EXERCISE AIM:
Which lines contain the word "this"? Return each of them as written.
── EXERCISE INPUTS ──
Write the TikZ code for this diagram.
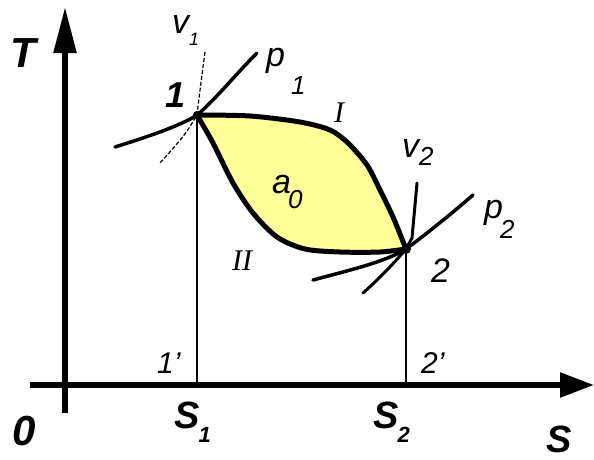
\documentclass[tikz,border=0pt]{standalone}
\usepackage{fontspec}
\setmainfont{Liberation Sans}
\newfontfamily\serifit{Liberation Serif}
\usetikzlibrary{arrows.meta}
\definecolor{fillyellow}{RGB}{255,255,153}
\newcommand\lsub[3][22]{\raisebox{-#2pt}{\fontsize{#1}{#1}\selectfont #3}}
\begin{document}
\begin{tikzpicture}[x=1pt,y=-1pt,
  axis/.style={line width=5.5pt},
  curve/.style={line width=5pt,line join=round},
  isoline/.style={line width=3.5pt,line cap=round},
  thin/.style={line width=1.4pt},
  lbl/.style={inner sep=0pt,anchor=base west,font=\itshape\fontsize{34}{34}\selectfont},
  blbl/.style={inner sep=0pt,anchor=base west,font=\bfseries\itshape\fontsize{38}{38}\selectfont}]
\useasboundingbox (0,0) rectangle (594,459);
% key points
\coordinate (P1) at (197,115);
\coordinate (P2) at (406,249);
\coordinate (O) at (65,385);
\coordinate (Tb) at (65,413);
\coordinate (Tt) at (65,7);
\coordinate (Sl) at (30,385);
\coordinate (Sr) at (594,385);
% area
\fill[fillyellow] plot[smooth] coordinates {(197,115) (250,116) (300,122) (330,130) (348,143) (367,165) (380,190) (393,217) (406,249)}
  -- plot[smooth] coordinates {(406,249) (380,252) (340,252) (305,249) (277,237) (253,213) (233,183) (213,143) (197,115)} -- cycle;
% thin verticals
\draw[thin] (P1) -- (P1 |- O);
\draw[thin] (P2) -- (P2 |- O);
% axes
\draw[axis,-{Triangle[length=46pt,width=22pt]}] (Tb) -- (Tt);
\draw[axis,-{Triangle[length=34pt,width=24pt]}] (Sl) -- (Sr);
% curves I and II
\draw[curve] plot[smooth] coordinates {(197,115) (250,116) (300,122) (330,130) (348,143) (367,165) (380,190) (393,217) (406,249)};
\draw[curve] plot[smooth] coordinates {(197,115) (213,143) (233,183) (253,213) (277,237) (305,249) (340,252) (380,252) (406,249)};
% isolines at 1
\coordinate (p1a) at (115,147);
\coordinate (p1b) at (257,53);
\coordinate (v1a) at (205,52);
\coordinate (v1b) at (160,163);
\draw[isoline] (p1a) .. controls (160,133) and (185,123) .. (P1) .. controls (215,100) and (235,75) .. (p1b);
\draw[line width=1.2pt,dash pattern=on 4pt off 2pt] (v1a) .. controls (200,90) .. (P1) .. controls (185,135) .. (v1b);
% isolines at 2
\coordinate (p2a) at (313,280);
\coordinate (p2b) at (473,195);
\coordinate (v2a) at (417,183);
\coordinate (v2b) at (363,293);
\draw[isoline] (p2a) .. controls (350,270) and (385,262) .. (P2) .. controls (425,235) and (450,215) .. (p2b);
\draw[isoline,line width=3pt] (v2a) -- (412,238) -- (P2) .. controls (395,262) and (380,278) .. (v2b);
\fill (P1) circle (4pt);
\fill (P2) circle (5pt);
% labels
\node[blbl,font=\bfseries\itshape\fontsize{42}{42}\selectfont] (lT) at (10,67) {T};
\node[blbl,font=\bfseries\itshape\fontsize{42}{42}\selectfont] (l0) at (12,445) {0};
\node[blbl] (lS) at (546,452) {S};
\node[blbl] (lS1) at (174,428) {S\hspace{-1pt}\lsub{14}{1}};
\node[blbl] (lS2) at (373,428) {S\hspace{-1pt}\lsub{14}{2}};
\node[blbl,font=\bfseries\itshape\fontsize{36}{36}\selectfont] (l1) at (165,107) {1};
\node[lbl] (lv1) at (172,33) {v\lsub[18]{12}{1}};
\node[lbl] (lp1) at (266,66) {p\hspace{6pt}\lsub[26]{28}{1}};
\node[lbl,font=\serifit\itshape\fontsize{30}{30}\selectfont] (lI) at (334,122) {I};
\node[lbl] (la0) at (272,193) {a\hspace{-3pt}\lsub[26]{15}{0}};
\node[lbl,font=\serifit\itshape\fontsize{30}{30}\selectfont] (lII) at (232,270) {II};
\node[lbl] (lv2) at (402,157) {v\lsub[26]{8}{2}};
\node[lbl] (lp2) at (484,218) {p\hspace{-3pt}\lsub[26]{20}{2}};
\node[lbl] (l2) at (431,282) {2};
\node[lbl,font=\itshape\fontsize{30}{30}\selectfont] (l1p) at (157,373) {1'};
\node[lbl,font=\itshape\fontsize{30}{30}\selectfont] (l2p) at (421,373) {2'};
\end{tikzpicture}
\end{document}
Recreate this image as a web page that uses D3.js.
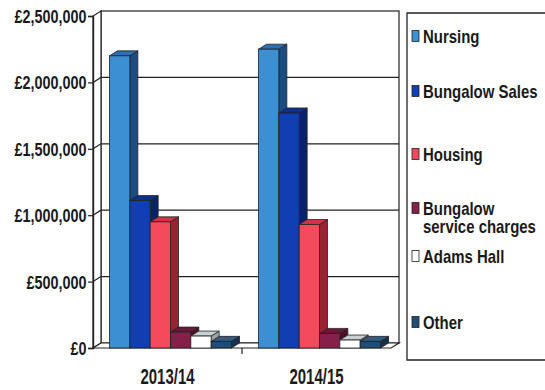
<!DOCTYPE html>
<html><head><meta charset="utf-8">
<script src="https://cdn.jsdelivr.net/npm/d3@7"></script>
<style>
html,body{margin:0;padding:0;background:#fff;}
text{font-family:"Liberation Sans Narrow","Arial Narrow","Liberation Sans",sans-serif;font-weight:bold;fill:#1a1a1a;}
</style></head>
<body><svg id="c" width="545" height="390"></svg>
<script>
const categories = ["2013/14", "2014/15"];
const seriesNames = ["Nursing", "Bungalow Sales", "Housing", "Bungalow service charges", "Adams Hall", "Other"];
const nursing = [2200000, 2250000];
const bungalowSales = [1110000, 1770000];
const housing = [950000, 930000];
const bungalowServiceCharges = [120000, 110000];
const adamsHall = [90000, 60000];
const other = [50000, 50000];
const yTicks = [0, 500000, 1000000, 1500000, 2000000, 2500000];

const seriesValues = [nursing, bungalowSales, housing, bungalowServiceCharges, adamsHall, other];
const colors = [
  {front:"#3b8fd2", top:"#2a6fb0", side:"#1c4d80"},
  {front:"#0f3fb2", top:"#0b3090", side:"#082466"},
  {front:"#f44a5c", top:"#d43345", side:"#9a2232"},
  {front:"#84204a", top:"#6a1838", side:"#4a1028"},
  {front:"#ffffff", top:"#c8d0d2", side:"#9aa4a8"},
  {front:"#1f4d76", top:"#2e5e88", side:"#14304c"}
];

const svg = d3.select("#c");
const dx = 8, dy = -5;
const x0 = 93, x1 = 391, yBottom = 348, yTop = 16;

const y = d3.scaleLinear().domain([0, 2500000]).range([yBottom, yTop]);
const xCat = d3.scaleBand().domain(categories).range([x0, x1]).padding(0);
const xSer = d3.scaleBand().domain(seriesNames).range([16.5, 138.5]).padding(0);

const g = svg.append("g");
g.append("rect").attr("x", x0+dx).attr("y", y(2500000)+dy).attr("width", x1-x0).attr("height", yBottom-y(2500000))
  .attr("fill","#fff").attr("stroke","#222").attr("stroke-width",1.2);
g.append("path").attr("d", `M${x0},${yBottom} L${x0+dx},${yBottom+dy} L${x0+dx},${y(2500000)+dy} L${x0},${y(2500000)} Z`)
  .attr("fill","#fff").attr("stroke","#222").attr("stroke-width",1.2);
g.append("path").attr("d", `M${x0},${yBottom} L${x1},${yBottom} L${x1+dx},${yBottom+dy} L${x0+dx},${yBottom+dy} Z`)
  .attr("fill","#fff").attr("stroke","#222").attr("stroke-width",1.2);
yTicks.filter(v => v > 0 && v < 2500000).forEach(v => {
  g.append("path").attr("d", `M${x0},${y(v)} L${x0+dx},${y(v)+dy} L${x1+dx},${y(v)+dy}`)
    .attr("fill","none").attr("stroke","#222").attr("stroke-width",1.2);
});

categories.forEach((cat, ci) => {
  seriesNames.forEach((s, si) => {
    const v = seriesValues[si][ci];
    const bx = xCat(cat) + xSer(s);
    const bw = xSer.bandwidth();
    const ty = y(v);
    const c = colors[si];
    const bg = svg.append("g");
    bg.append("path").attr("d", `M${bx+bw},${yBottom} L${bx+bw+dx},${yBottom+dy} L${bx+bw+dx},${ty+dy} L${bx+bw},${ty} Z`)
      .attr("fill", c.side).attr("stroke","#222").attr("stroke-width",0.8);
    bg.append("path").attr("d", `M${bx},${ty} L${bx+dx},${ty+dy} L${bx+bw+dx},${ty+dy} L${bx+bw},${ty} Z`)
      .attr("fill", c.top).attr("stroke","#222").attr("stroke-width",0.8);
    bg.append("rect").attr("x", bx).attr("y", ty).attr("width", bw).attr("height", yBottom-ty)
      .attr("fill", c.front).attr("stroke","#222").attr("stroke-width",0.8);
  });
});

const yAxis = d3.axisLeft(y).tickValues(yTicks).tickSize(5).tickPadding(3)
  .tickFormat(v => "£" + d3.format(",")(v));
const ya = svg.append("g").attr("transform", `translate(${x0},0)`).call(yAxis);
ya.select(".domain").attr("stroke","#222").attr("stroke-width",1.4);
ya.selectAll(".tick line").attr("stroke","#222").attr("stroke-width",1.2);
ya.selectAll(".tick text").style("font-size","18px").attr("fill","#1a1a1a")
  .attr("transform","scale(0.8,1)").attr("dy","0.36em");

const xAxis = d3.axisBottom(xCat).tickSize(0).tickPadding(20);
const xa = svg.append("g").attr("transform", `translate(0,${yBottom})`).call(xAxis);
xa.select(".domain").remove();
xa.selectAll(".tick text").style("font-size","22px").attr("fill","#1a1a1a").attr("transform","scale(0.68,1)");
svg.append("line").attr("x1", xCat(categories[1])).attr("x2", xCat(categories[1]))
  .attr("y1", yBottom).attr("y2", yBottom+6).attr("stroke","#222").attr("stroke-width",1.2);

const lg = svg.append("g");
lg.append("path").attr("d", "M560,13 L407,13 L407,360 L560,360").attr("fill","#fff").attr("stroke","#222").attr("stroke-width",1.3);
const legendY = [36, 91, 154, 208, 256, 322];
seriesNames.forEach((s, i) => {
  const cy = legendY[i];
  lg.append("rect").attr("x", 412).attr("y", cy-5.5).attr("width", 7).attr("height", 11)
    .attr("fill", colors[i].front).attr("stroke","#222").attr("stroke-width",0.8);
  const t = lg.append("text").attr("transform", `translate(423,${cy+6.5}) scale(0.83,1)`).style("font-size","18px");
  if (s === "Bungalow service charges") {
    t.append("tspan").attr("x", 0).text("Bungalow");
    t.append("tspan").attr("x", 0).attr("dy", 19).text("service charges");
  } else {
    t.text(s);
  }
});
</script></body></html>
───
ANSWER:
Write the TikZ code for this diagram.
Recreate this image as a web page that uses D3.js.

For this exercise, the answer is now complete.